#AZHouse Republicans Pass Burdensome Regulation on Citizens Initiative (video)

Arizona House Republicans recently passed SB1451, Senator Vince Leach’s latest attempt to kill the Citizens Initiative process. Every year, Republicans add new regulations to the popular Citizens Initiative process–like dramatically increasing the number of signatures, strict compliance on petitions (forcing us to write in between the lines or risk having our signature knocked off), or eliminating the pay-per-signature practice for paid circulators.

The worst part of 1451 was taken out in the Senate. That was the section that made people group the petitions by circulator and allowed for elimination of whole petitions if one volunteer’s petitions got mixed up with another. The house added another amendment to give the attorney general the power to change the language used to explain the initiative. (This is a scary thought, after all of the intrigue and BS that surrounded the language of the initiatives on the 2018 ballot. You’ll remember that the anti-Clean Elections initiative was allowed to be purposefully misleading.)

SB1451 is a bad bill that over-regulates the Citizens Initiative process, adds bureaucracy and slows the process of circulator recruitment and signature gathering down.

The whole reason that the Republicans want to put more restrictions on the Citizens Initiative process because they hate the fact that the grassroots (with a lot of organization and elbow grease) can overcome past Republican roadblocks (like strict compliance, notarized petitions, etc.) and get initiatives on the ballot.

In 2018, gargantuan citizen efforts collected sufficient signatures to put Invest in Ed, Outlaw Dirty Money and Save Our Schools on the ballot. There were thousands of volunteers and paid circulators statewide. SB1451 would require paid circulators and out-of-state volunteers to fill out an affidavit with personal information, sign it in front of a notary, and send it to the secretary of state for verification of qualifications. The secretary of state would be required to assign a unique ID to each volunteer and complete the process in five days— with no extra personnel or money to do this. If you volunteer to circulate more than one petition, they need to track you and your unique ID across different projects. They’re going to need to build a database to keep this straight. Does a volunteer’s ID stick with them forever? Will they have to re-apply for each election? There are a lot of loose ends. The goal is to muddle the process and slow it down.

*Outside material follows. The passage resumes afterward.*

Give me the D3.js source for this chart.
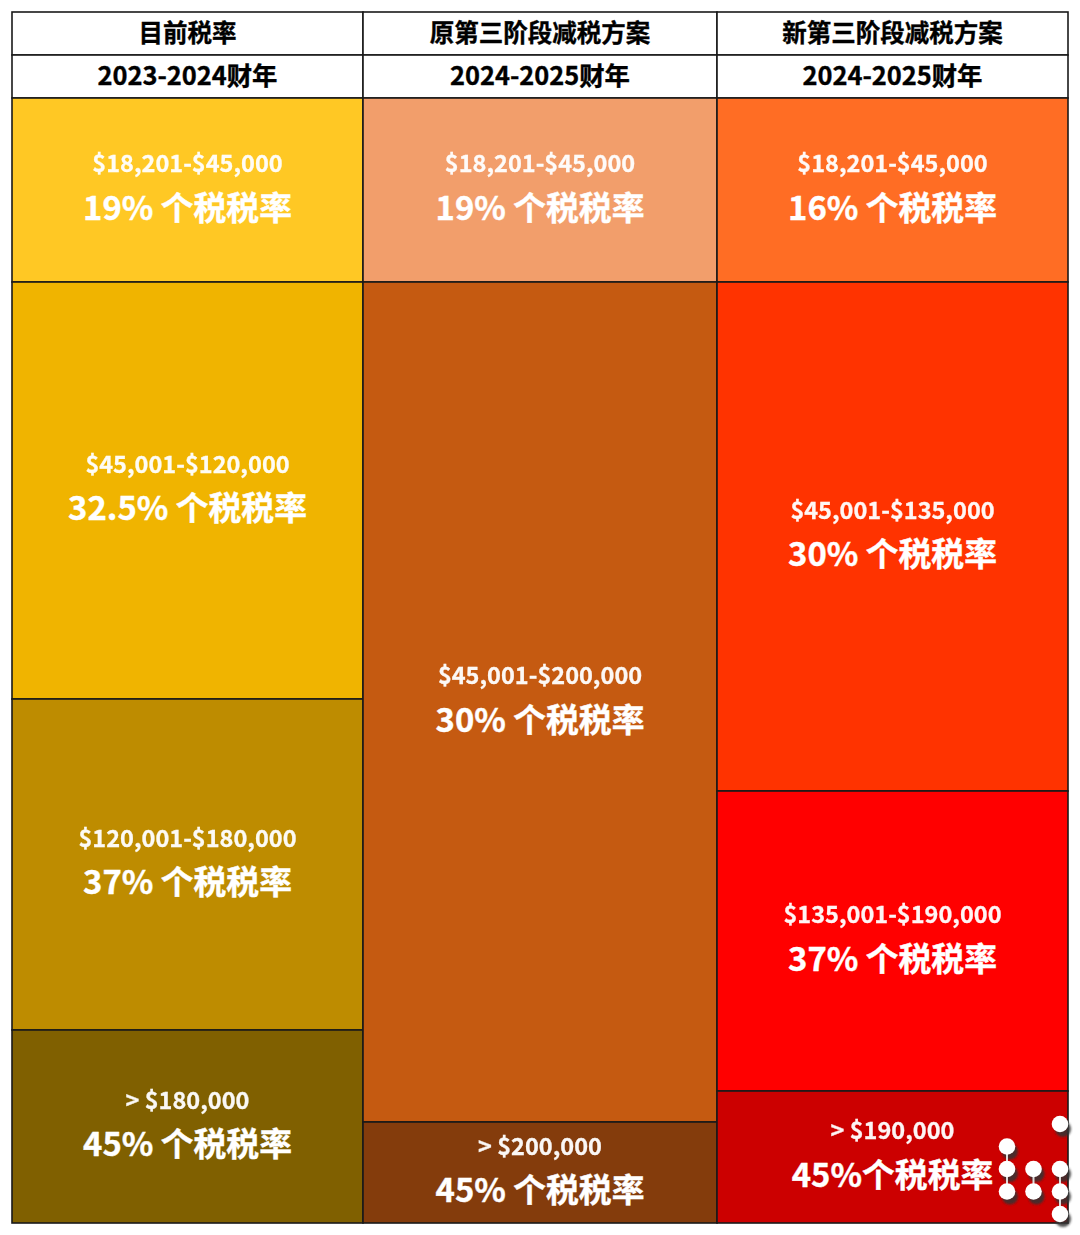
<!DOCTYPE html>
<html><head><meta charset="utf-8">
<script src="https://cdn.jsdelivr.net/npm/d3@7"></script>
<style>html,body{margin:0;padding:0;background:#fff}svg{display:block}
text{font-family:"Noto Sans CJK SC","Noto Sans",sans-serif;font-weight:700;text-anchor:middle}</style>
</head><body><svg id="c" width="1080" height="1235"></svg>
<script>
const schemes = ["目前税率", "原第三阶段减税方案", "新第三阶段减税方案"];
const years = ["2023-2024财年", "2024-2025财年", "2024-2025财年"];
// bracket upper limits; the last bracket of each scheme is open-ended
const topIncome = 250000;
const current = [
  {from:18201,to:45000,range:"$18,201-$45,000",rate:"19% 个税税率",color:"#FFC824"},
  {from:45000,to:120000,range:"$45,001-$120,000",rate:"32.5% 个税税率",color:"#F0B400"},
  {from:120000,to:180000,range:"$120,001-$180,000",rate:"37% 个税税率",color:"#BE8C00"},
  {from:180000,to:topIncome,range:"> $180,000",rate:"45% 个税税率",color:"#806000"}];
const original = [
  {from:18201,to:45000,range:"$18,201-$45,000",rate:"19% 个税税率",color:"#F29E6B"},
  {from:45000,to:200000,range:"$45,001-$200,000",rate:"30% 个税税率",color:"#C55A11"},
  {from:200000,to:topIncome,range:"> $200,000",rate:"45% 个税税率",color:"#843C0C"}];
const revised = [
  {from:18201,to:45000,range:"$18,201-$45,000",rate:"16% 个税税率",color:"#FF6D24"},
  {from:45000,to:135000,range:"$45,001-$135,000",rate:"30% 个税税率",color:"#FF3300"},
  {from:135000,to:190000,range:"$135,001-$190,000",rate:"37% 个税税率",color:"#FF0000"},
  {from:190000,to:topIncome,range:"> $190,000",rate:"45%个税税率",color:"#CC0000"}];
const columns = [current, original, revised];
const incomeBreaks = [18201,45000,120000,135000,180000,190000,200000,topIncome];
// watermark: dot-matrix strokes [column,[rows]]
const markStems = [[0,[1,2,3]],[1,[2,3]],[2,[0]],[2,[2,3,4]]];

const svg = d3.select("#c");
const x = d3.scaleLinear().domain([0,1,2,3]).range([12,363,717,1068]);
const y = d3.scaleLinear().domain(incomeBreaks).range([98,282,699,791,1030,1091,1122,1223]);
const line = "#1a1a1a";

const defs = svg.append("defs");
defs.append("filter").attr("id","blur").attr("x","-30%").attr("y","-30%").attr("width","160%").attr("height","160%")
  .append("feGaussianBlur").attr("stdDeviation",1);

const hdr = [schemes, years];
const hdrSize = [24.5, 25.4];
hdr.forEach((row,r)=>{
  row.forEach((t,i)=>{
    svg.append("rect").attr("x",x(i)).attr("y",12+43*r).attr("width",x(i+1)-x(i)).attr("height",43)
      .attr("fill","#fff").attr("stroke",line).attr("stroke-width",1.6);
    svg.append("text").attr("x",(x(i)+x(i+1))/2).attr("y",12+43*r+30).attr("font-size",hdrSize[r])
      .attr("fill","#000").attr("stroke","#000").attr("stroke-width",.35).text(t);
  });
});

columns.forEach((col,i)=>{
  const g = svg.append("g");
  g.selectAll("rect").data(col).join("rect")
    .attr("x",x(i)).attr("width",x(i+1)-x(i))
    .attr("y",d=>y(d.from)).attr("height",d=>y(d.to)-y(d.from))
    .attr("fill",d=>d.color).attr("stroke",line).attr("stroke-width",1.6);
  const cx=(x(i)+x(i+1))/2;
  g.selectAll("text.r").data(col).join("text").attr("class","r")
    .attr("x",cx).attr("y",d=>(y(d.from)+y(d.to))/2-26+8.3)
    .attr("font-size",23.5).attr("fill","#fff").attr("stroke","#fff").attr("stroke-width",.3).attr("opacity",.96).text(d=>d.range);
  g.selectAll("text.p").data(col).join("text").attr("class","p")
    .attr("x",cx).attr("y",d=>(y(d.from)+y(d.to))/2+18+11.7)
    .attr("font-size",32.8).attr("fill","#fff").attr("stroke","#fff").attr("stroke-width",.4).text(d=>d.rate);
});

const mx = d3.scaleLinear().domain([0,2]).range([1007,1060]);
const my = d3.scaleLinear().domain([0,4]).range([1124,1214]);
const m = svg.append("g");
const dots = markStems.flatMap(([c,rows])=>rows.map(r=>({c,r})));
m.selectAll("circle.s").data(dots).join("circle").attr("class","s").attr("filter","url(#blur)")
  .attr("cx",d=>mx(d.c)+3).attr("cy",d=>my(d.r)+5).attr("r",8).attr("fill","#333").attr("fill-opacity",.85);
m.selectAll("line").data(markStems.filter(s=>s[1].length>1)).join("line")
  .attr("x1",d=>mx(d[0])).attr("x2",d=>mx(d[0]))
  .attr("y1",d=>my(d[1][0])).attr("y2",d=>my(d[1][d[1].length-1]))
  .attr("stroke","#ddd").attr("stroke-width",2);
m.selectAll("circle.d").data(dots).join("circle").attr("class","d")
  .attr("cx",d=>mx(d.c)).attr("cy",d=>my(d.r)).attr("r",8.3).attr("fill","#fff");
</script></body></html>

There was a huge issue in the 2018 election when multiple paid signature-gathering companies submitted false or purposefully duplicative signatures. A few candidates were knocked off the ballot because of hundreds of bad signatures. If we want signature-gathering regulation, we should focus on the companies that gather signatures. I was shocked in 2018 when I heard how many thousands of  bad signatures got knocked off of Citizens Initiative and candidate petitions. SB1451 only covers people who gather signatures for Citizens Initiatives– not signatures for candidates. If we really want to better track paid circulators, SB1451 and other related legislation should apply to candidate petitions also.

The House debate took a surrealistic turn when several Republican said that they supported this bill because it would make it harder for out-of-state billionaires to come into our state and put Citizens Initiatives on the ballot. This was an attack on Tom Steyer who bankrolled the clean energy initiative in 2018. Ironically, these changes will make it so difficult and cumbersome to collect signatures that it will be hard for grassroots to comply, but billionaires will have the money to hire a machine to get it done.

A few Democrats noted that the Republicans are complaining about a California billionaire who backed clean energy initiative, but there is no mention of the two billionaires from Kansas (the Koch Brothers) and how they shape our legislature through ALEC. Also, as with other Republican attacks on citizen petitions, candidate petitions are exempt from these regulations. They want to make it harder for YOU to get something on the ballot, but keep the regulations lax for THEM to get on the ballot.

Since Rep. Kelly Townsend added the amendment to increase the power of the Attorney General over the language of citizens initiatives, this bill now has to go back to the Senate for another vote. There are two more chances to kill this: in the Senate and the governor’s desk. I have gotten a lot of calls and emails on this. Start calling your senators and the governor. It’s not over yet.

Also… There’s HCR2005…

We have two-fer of Citizens Initiative attacks this year. Besides Leach’s SB1451, Rep. John Kavanagh has HCR2005. This bill requires a designated number of signatures be collected from each county. So, HCR2005 has not made it to the House floor. If it were to pass, Arizona would be the most restrictive state in the country. We don’t want that to happen!!!!! A bill similar to HCR2005 was killed in the House during the last session.

Since both HCR2005 and SB1451 are still in play, you can voice comments under “My Bill Positions” on the Request to Speak System. We must protect our right to self-government through the Citizens Initiative.

VIDEO CORRECTION: The video below says that all signature-gathering volunteers must register with the Secretary of State. This is an error, sorry. SB1451 says that all paid petition circulators and volunteers from out-of-state must register.